Static - USB mic - Audio In - Macbook Pro

Discussion in 'MacBook Pro' started by spamurai, Feb 19, 2016.

  1. spamurai macrumors member

    Joined:
    Mar 23, 2012
    Location:
    England
    #1
    So I bought a coolio microphone but it uses a jack for connectivity... thus if the computer doesn't output enough power, it needs phantom power, or a power source etc. Fortunately it came with a usb connector which pulls power from the USB (like a usb mic) and powers it... unfortunately, whenever I record, it get TERRIBLE amounts of static, in fact, it's just constant...

    I've tested a few things, and it's not the mic, or anything to do with the line-in (that I can find anyway, I could be wrong)...

    If I leave the USB connector in, but don't plug the mic into it, and press record in Audacity, I still get constant static, even though there's no mic connected to take audio... which tells me its something to do with the system, not the mic or usb connector...

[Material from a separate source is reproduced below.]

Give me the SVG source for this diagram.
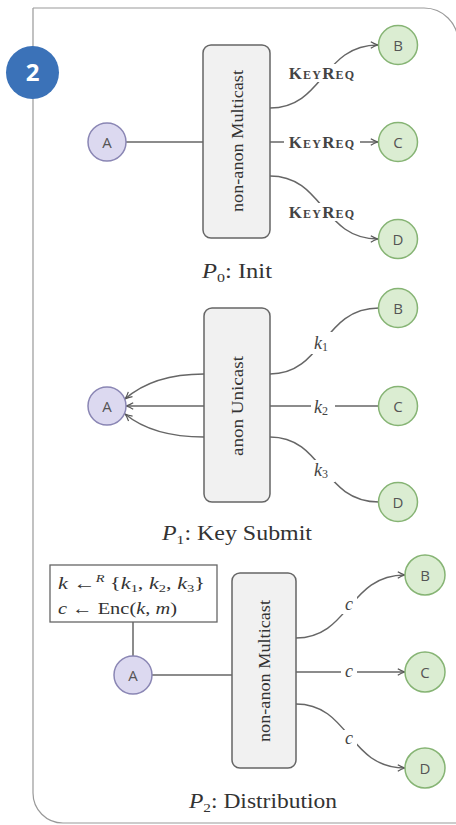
<svg xmlns="http://www.w3.org/2000/svg" width="456" height="825" viewBox="0 0 456 825">
<defs>
<marker id="arr" viewBox="0 0 10 10" refX="9" refY="5" markerWidth="9" markerHeight="9" orient="auto" markerUnits="userSpaceOnUse"><path d="M1,1.5 Q5,4 9,5 Q5,6 1,8.5" fill="none" stroke="#555" stroke-width="1.3"/></marker>
<style>
.edge{fill:none;stroke:#666;stroke-width:1.5}
.bg{fill:#fff}
.na{fill:#dcd9f0;stroke:#8a86b4;stroke-width:1.5}
.nb{fill:#dbedd2;stroke:#86b474;stroke-width:1.5}
.nl{font-family:"Open Sans","DejaVu Sans",sans-serif;font-size:15px;fill:#555;text-anchor:middle;dominant-baseline:central}
.box{fill:#f1f1f1;stroke:#666;stroke-width:1.5}
.bt{font-family:"Liberation Serif",serif;font-size:17px;fill:#333;text-anchor:middle;dominant-baseline:central}
.lbl{font-family:"Liberation Serif",serif;font-size:18px;fill:#444;text-anchor:middle;dominant-baseline:central}
.kr{font-variant:small-caps;font-weight:bold;font-size:17px;letter-spacing:1.2px}
.cap{font-family:"Liberation Serif",serif;font-size:20px;fill:#333;text-anchor:middle}
.note{font-family:"Liberation Serif",serif;font-size:17px;fill:#333}
.it{font-style:italic}
</style>
</defs>
<path d="M33 8 H424 A34 34 0 0 1 458 42" fill="none" stroke="#999" stroke-width="1.2"/>
<path d="M33 8 V793 A30 30 0 0 0 63 823 H460" fill="none" stroke="#999" stroke-width="1.2"/>
<g id="badge"><circle cx="32.5" cy="72.5" r="26.5" fill="#3b72b8"/><text x="32.5" y="81" font-family="Open Sans, sans-serif" font-weight="bold" font-size="24" fill="#fff" text-anchor="middle">2</text></g>

<g id="connectors">
<!-- P0 -->
<path class="edge" d="M126 142 H203"/>
<path class="edge" d="M270 108 C324 108 322 45 378 45" marker-end="url(#arr)"/>
<path class="edge" d="M270 142 H378" marker-end="url(#arr)"/>
<path class="edge" d="M270 176 C324 176 322 239 378 239" marker-end="url(#arr)"/>
<rect class="bg" x="284" y="64" width="76" height="18"/>
<rect class="bg" x="284" y="133" width="76" height="18"/>
<rect class="bg" x="284" y="203" width="76" height="18"/>
<text class="lbl kr" x="322" y="73">KeyReq</text>
<text class="lbl kr" x="322" y="142">KeyReq</text>
<text class="lbl kr" x="322" y="212">KeyReq</text>
<!-- P1 -->
<path class="edge" d="M204 374 C168 374 142 384 125 399" marker-end="url(#arr)"/>
<path class="edge" d="M204 406 H126" marker-end="url(#arr)"/>
<path class="edge" d="M204 437 C168 437 142 428 125 414" marker-end="url(#arr)"/>
<path class="edge" d="M270 374 C324 374 322 308 379 308"/>
<path class="edge" d="M270 406 H379"/>
<path class="edge" d="M270 437 C324 437 322 502 379 502"/>
<rect class="bg" x="311" y="332" width="24" height="22"/>
<rect class="bg" x="311" y="396" width="24" height="22"/>
<rect class="bg" x="311" y="460" width="24" height="22"/>
<text class="lbl" x="321" y="343"><tspan class="it">k</tspan><tspan font-size="12" dy="4">1</tspan></text>
<text class="lbl" x="321" y="407"><tspan class="it">k</tspan><tspan font-size="12" dy="4">2</tspan></text>
<text class="lbl" x="321" y="470"><tspan class="it">k</tspan><tspan font-size="12" dy="4">3</tspan></text>
<!-- P2 -->
<path class="edge" d="M133 622 V656"/>
<path class="edge" d="M152 675 H232"/>
<path class="edge" d="M296 638 C350 638 348 575 405 575" marker-end="url(#arr)"/>
<path class="edge" d="M296 672 H405" marker-end="url(#arr)"/>
<path class="edge" d="M296 704 C350 704 348 768 405 768" marker-end="url(#arr)"/>
<rect class="bg" x="341" y="596" width="16" height="18"/>
<rect class="bg" x="341" y="663" width="16" height="18"/>
<rect class="bg" x="341" y="730" width="16" height="18"/>
<text class="lbl it" x="349" y="604">c</text>
<text class="lbl it" x="349" y="671">c</text>
<text class="lbl it" x="349" y="738">c</text>
</g>

<!-- P0 nodes -->
<g id="p0-A"><circle class="na" cx="107" cy="142" r="19"/><text class="nl" x="107" y="142">A</text></g>
<g id="p0-box"><rect class="box" x="203" y="45" width="67" height="193" rx="8"/><text class="bt" transform="translate(237 141) rotate(-90)" textLength="142" lengthAdjust="spacingAndGlyphs">non-anon Multicast</text></g>
<g id="p0-B"><circle class="nb" cx="398" cy="45" r="19.5"/><text class="nl" x="398" y="45">B</text></g>
<g id="p0-C"><circle class="nb" cx="398" cy="142" r="19.5"/><text class="nl" x="398" y="142">C</text></g>
<g id="p0-D"><circle class="nb" cx="398" cy="239" r="19.5"/><text class="nl" x="398" y="239">D</text></g>
<g id="p0-cap"><text class="cap" x="237" y="278" textLength="70" lengthAdjust="spacingAndGlyphs"><tspan class="it">P</tspan><tspan font-size="13" dy="4">0</tspan><tspan dy="-4">: Init</tspan></text></g>

<!-- P1 nodes -->
<g id="p1-A"><circle class="na" cx="107" cy="406" r="19"/><text class="nl" x="107" y="406">A</text></g>
<g id="p1-box"><rect class="box" x="204" y="308" width="66" height="194" rx="8"/><text class="bt" transform="translate(237 406) rotate(-90)" textLength="100" lengthAdjust="spacingAndGlyphs">anon Unicast</text></g>
<g id="p1-B"><circle class="nb" cx="398" cy="308" r="19.5"/><text class="nl" x="398" y="308">B</text></g>
<g id="p1-C"><circle class="nb" cx="398" cy="406" r="19.5"/><text class="nl" x="398" y="406">C</text></g>
<g id="p1-D"><circle class="nb" cx="398" cy="502" r="19.5"/><text class="nl" x="398" y="502">D</text></g>
<g id="p1-cap"><text class="cap" x="237" y="540" textLength="150" lengthAdjust="spacingAndGlyphs"><tspan class="it">P</tspan><tspan font-size="13" dy="4">1</tspan><tspan dy="-4">: Key Submit</tspan></text></g>

<!-- P2 nodes -->
<g id="p2-note"><rect x="50" y="565" width="167" height="57" fill="#fff" stroke="#666" stroke-width="1.3"/>
<text class="note" x="58" y="589" textLength="147" lengthAdjust="spacingAndGlyphs"><tspan class="it">k</tspan> ←<tspan class="it" font-size="11" dy="-7">R</tspan><tspan dy="7"> {</tspan><tspan class="it">k</tspan><tspan font-size="11" dy="3">1</tspan><tspan dy="-3">, </tspan><tspan class="it">k</tspan><tspan font-size="11" dy="3">2</tspan><tspan dy="-3">, </tspan><tspan class="it">k</tspan><tspan font-size="11" dy="3">3</tspan><tspan dy="-3">}</tspan></text>
<text class="note" x="58" y="614" textLength="119" lengthAdjust="spacingAndGlyphs"><tspan class="it">c</tspan> ← Enc(<tspan class="it">k</tspan>, <tspan class="it">m</tspan>)</text></g>
<g id="p2-A"><circle class="na" cx="133" cy="675" r="19"/><text class="nl" x="133" y="675">A</text></g>
<g id="p2-box"><rect class="box" x="232" y="573" width="64" height="195" rx="8"/><text class="bt" transform="translate(264 671) rotate(-90)" textLength="142" lengthAdjust="spacingAndGlyphs">non-anon Multicast</text></g>
<g id="p2-B"><circle class="nb" cx="425" cy="575" r="20"/><text class="nl" x="425" y="575">B</text></g>
<g id="p2-C"><circle class="nb" cx="425" cy="672" r="20"/><text class="nl" x="425" y="672">C</text></g>
<g id="p2-D"><circle class="nb" cx="425" cy="768" r="20"/><text class="nl" x="425" y="768">D</text></g>
<g id="p2-cap"><text class="cap" x="263" y="808" textLength="148" lengthAdjust="spacingAndGlyphs"><tspan class="it">P</tspan><tspan font-size="13" dy="4">2</tspan><tspan dy="-4">: Distribution</tspan></text></g>
</svg>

    Any ideas? I tested it in Garageband too and had the same problem.
    What might a solution be? Thanks.
     
  2. treekram macrumors 6502a

    Joined:
    Nov 9, 2015
    Location:
    Honolulu HI
    #2
    I can't find information on the coolio microphone (coolio is a rap artist?), I'm presuming you have a microphone with an XLR connector which you connect to a USB-powered (vs AC) pre-amp which also provides phantom power which you connect via USB to the computer. Correct me if I'm wrong. If what I presumed is correct, I would suspect it's the pre-amp. I looked at some reviews of USB-powered pre-amps that provide phantom power and a common complaint among those who had negative reviews was noise. The test you should do is recording something without the pre-amp connected. If you get the same noise recording without the pre-amp connected, then it's something in the computer. It could also be the combination of the computer and the pre-amp. You might want to try connecting the pre-amp to a powered USB hub if you have one and see what happens. This is a good starting point. Hopefully somebody with a lot of experience with this type of recording will respond with further steps.